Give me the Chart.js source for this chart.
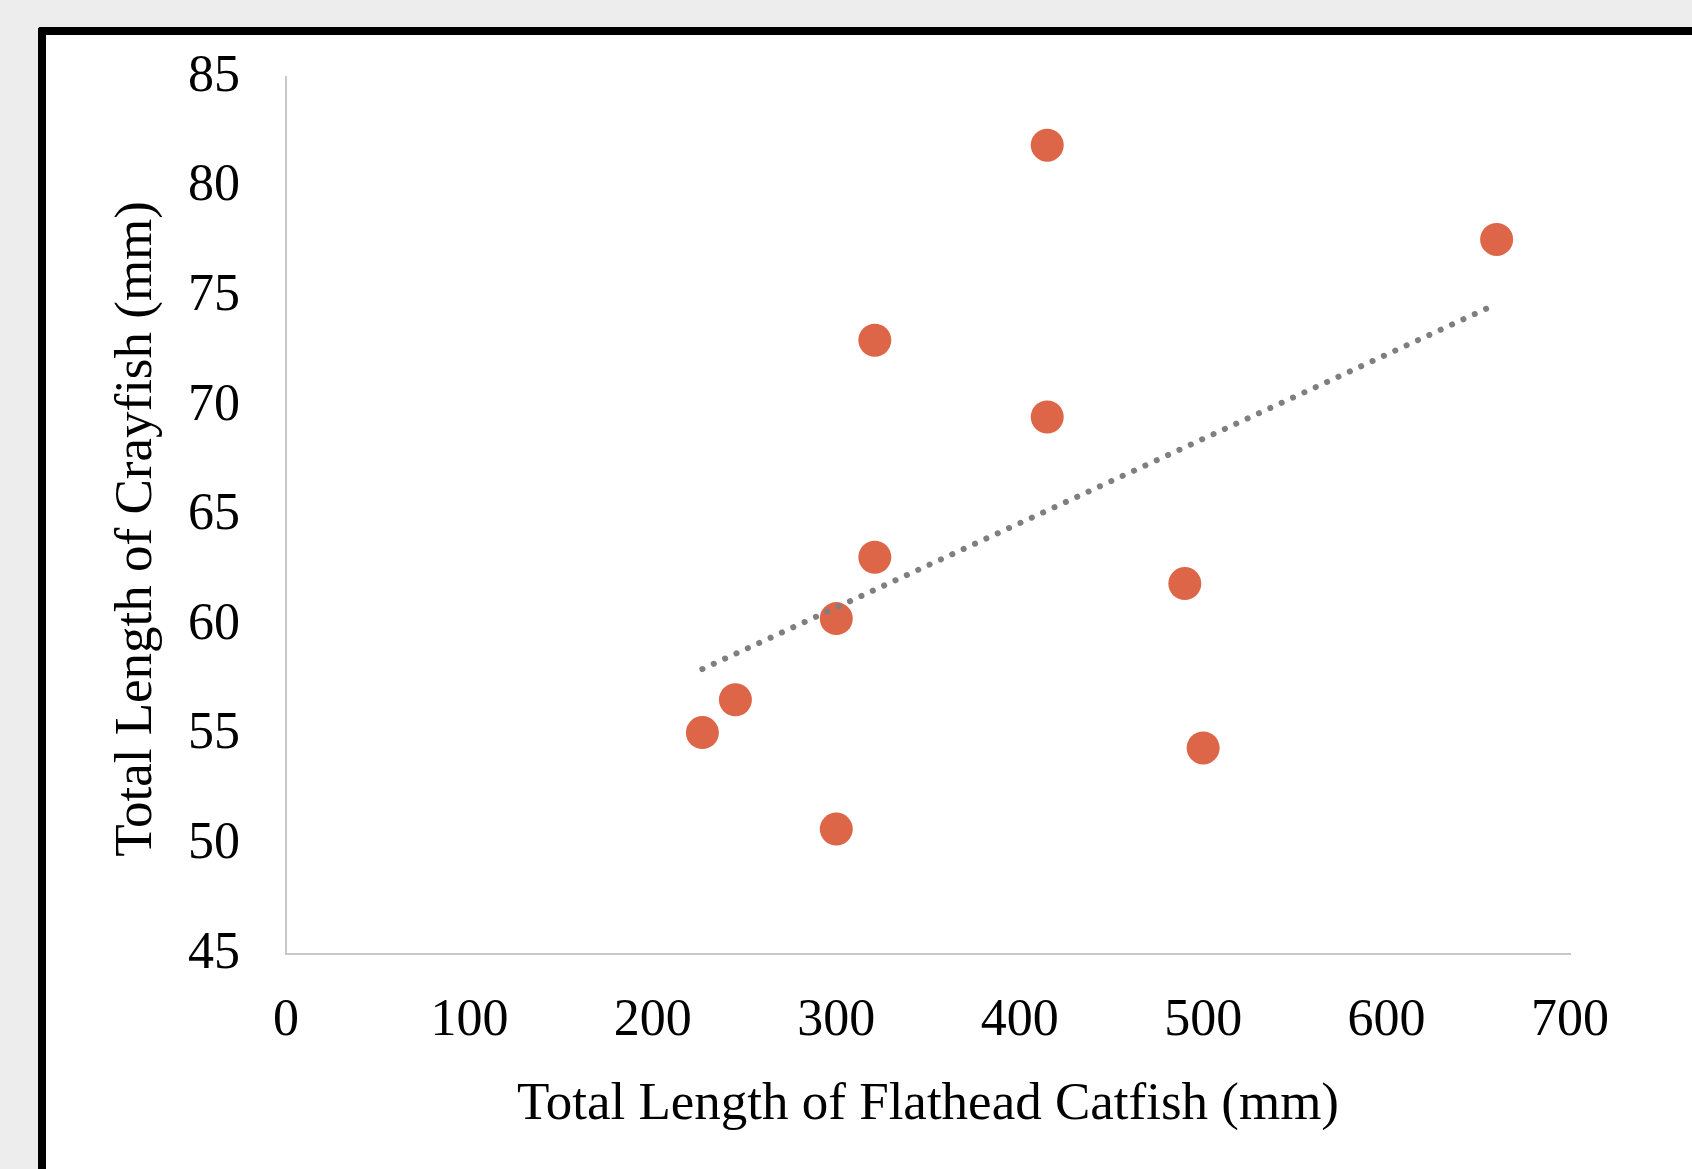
<!DOCTYPE html>
<html>
<head>
<meta charset="utf-8">
<title>Flathead Catfish vs Crayfish</title>
<script src="https://cdn.jsdelivr.net/npm/chart.js@4.4.1/dist/chart.umd.min.js"></script>
<style>
  html, body { margin: 0; padding: 0; background: #ededed; overflow: hidden; }
  #frame {
    position: absolute; left: 38px; top: 27px;
    width: 1800px; height: 1300px;
    background: #fff;
    border-left: 8px solid #000; border-top: 8px solid #000;
    border-top-left-radius: 3px;
  }
  #wrap { position: absolute; left: 0; top: 0; width: 1692px; height: 1169px; }
</style>
</head>
<body>
<div id="frame"></div>
<div id="wrap"><canvas id="chart" width="1692" height="1169"></canvas></div>
<script>
// values
const catfishLengths  = [415, 660, 321, 415, 321, 490, 300, 245, 227, 500, 300];
const crayfishLengths = [81.9, 77.6, 73.0, 69.5, 63.1, 61.9, 60.3, 56.6, 55.1, 54.4, 50.7];

// linear trendline end points
const trendX = [227, 656];
const trendY = [58.0, 74.5];

const serif = "'Liberation Serif', 'Times New Roman', serif";

const points = catfishLengths.map((x, i) => ({ x, y: crayfishLengths[i] }));
const trend = trendX.map((x, i) => ({ x, y: trendY[i] }));

new Chart(document.getElementById("chart").getContext("2d"), {
  type: "scatter",
  data: {
    datasets: [
      {
        label: "Trend",
        data: trend,
        showLine: true,
        pointRadius: 0,
        borderColor: "#7f7f7f",
        borderWidth: 6,
        borderDash: [0.1, 12.4],
        borderCapStyle: "round",
        order: 0,
      },
      {
        label: "Crayfish",
        data: points,
        pointRadius: 16.5,
        pointHoverRadius: 16.5,
        backgroundColor: "#dd6548",
        borderWidth: 0,
        order: 1,
      },
    ],
  },
  options: {
    responsive: false,
    animation: false,
    layout: { padding: { left: 0, top: 76, right: 122, bottom: 0 } },
    plugins: { legend: { display: false }, tooltip: { enabled: false } },
    scales: {
      x: {
        type: "linear",
        min: 0, max: 700,
        grid: { display: false, drawTicks: false },
        border: { display: true, color: "#c8c8c8", width: 2 },
        ticks: { stepSize: 100, padding: 36, color: "#000", font: { family: serif, size: 52 } },
        title: {
          display: true, text: "Total Length of Flathead Catfish (mm)",
          color: "#000", font: { family: serif, size: 53 }, padding: { top: 0, bottom: 32 },
        },
        afterFit: s => { s.height = 215; },
      },
      y: {
        type: "linear",
        min: 45, max: 85,
        grid: { display: false, drawTicks: false },
        border: { display: true, color: "#c8c8c8", width: 2 },
        ticks: { stepSize: 5, padding: 46, color: "#000", font: { family: serif, size: 52 } },
        title: {
          display: true, text: "Total Length of Crayfish (mm)  ",
          color: "#000", font: { family: serif, size: 53 }, padding: { top: 105, bottom: 0 },
        },
        afterFit: s => { s.width = 286; },
      },
    },
  },
});
</script>
</body>
</html>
◆ ◆ ◆
### Problem to solve:
Go through the material above and print all of it exactly, except the pictures.

### Solution to the exercise:
Give me the Chart.js source for this chart.
<!DOCTYPE html>
<html>
<head>
<meta charset="utf-8">
<title>Flathead Catfish vs Crayfish</title>
<script src="https://cdn.jsdelivr.net/npm/chart.js@4.4.1/dist/chart.umd.min.js"></script>
<style>
  html, body { margin: 0; padding: 0; background: #ededed; overflow: hidden; }
  #frame {
    position: absolute; left: 38px; top: 27px;
    width: 1800px; height: 1300px;
    background: #fff;
    border-left: 8px solid #000; border-top: 8px solid #000;
    border-top-left-radius: 3px;
  }
  #wrap { position: absolute; left: 0; top: 0; width: 1692px; height: 1169px; }
</style>
</head>
<body>
<div id="frame"></div>
<div id="wrap"><canvas id="chart" width="1692" height="1169"></canvas></div>
<script>
// values
const catfishLengths  = [415, 660, 321, 415, 321, 490, 300, 245, 227, 500, 300];
const crayfishLengths = [81.9, 77.6, 73.0, 69.5, 63.1, 61.9, 60.3, 56.6, 55.1, 54.4, 50.7];

// linear trendline end points
const trendX = [227, 656];
const trendY = [58.0, 74.5];

const serif = "'Liberation Serif', 'Times New Roman', serif";

const points = catfishLengths.map((x, i) => ({ x, y: crayfishLengths[i] }));
const trend = trendX.map((x, i) => ({ x, y: trendY[i] }));

new Chart(document.getElementById("chart").getContext("2d"), {
  type: "scatter",
  data: {
    datasets: [
      {
        label: "Trend",
        data: trend,
        showLine: true,
        pointRadius: 0,
        borderColor: "#7f7f7f",
        borderWidth: 6,
        borderDash: [0.1, 12.4],
        borderCapStyle: "round",
        order: 0,
      },
      {
        label: "Crayfish",
        data: points,
        pointRadius: 16.5,
        pointHoverRadius: 16.5,
        backgroundColor: "#dd6548",
        borderWidth: 0,
        order: 1,
      },
    ],
  },
  options: {
    responsive: false,
    animation: false,
    layout: { padding: { left: 0, top: 76, right: 122, bottom: 0 } },
    plugins: { legend: { display: false }, tooltip: { enabled: false } },
    scales: {
      x: {
        type: "linear",
        min: 0, max: 700,
        grid: { display: false, drawTicks: false },
        border: { display: true, color: "#c8c8c8", width: 2 },
        ticks: { stepSize: 100, padding: 36, color: "#000", font: { family: serif, size: 52 } },
        title: {
          display: true, text: "Total Length of Flathead Catfish (mm)",
          color: "#000", font: { family: serif, size: 53 }, padding: { top: 0, bottom: 32 },
        },
        afterFit: s => { s.height = 215; },
      },
      y: {
        type: "linear",
        min: 45, max: 85,
        grid: { display: false, drawTicks: false },
        border: { display: true, color: "#c8c8c8", width: 2 },
        ticks: { stepSize: 5, padding: 46, color: "#000", font: { family: serif, size: 52 } },
        title: {
          display: true, text: "Total Length of Crayfish (mm)  ",
          color: "#000", font: { family: serif, size: 53 }, padding: { top: 105, bottom: 0 },
        },
        afterFit: s => { s.width = 286; },
      },
    },
  },
});
</script>
</body>
</html>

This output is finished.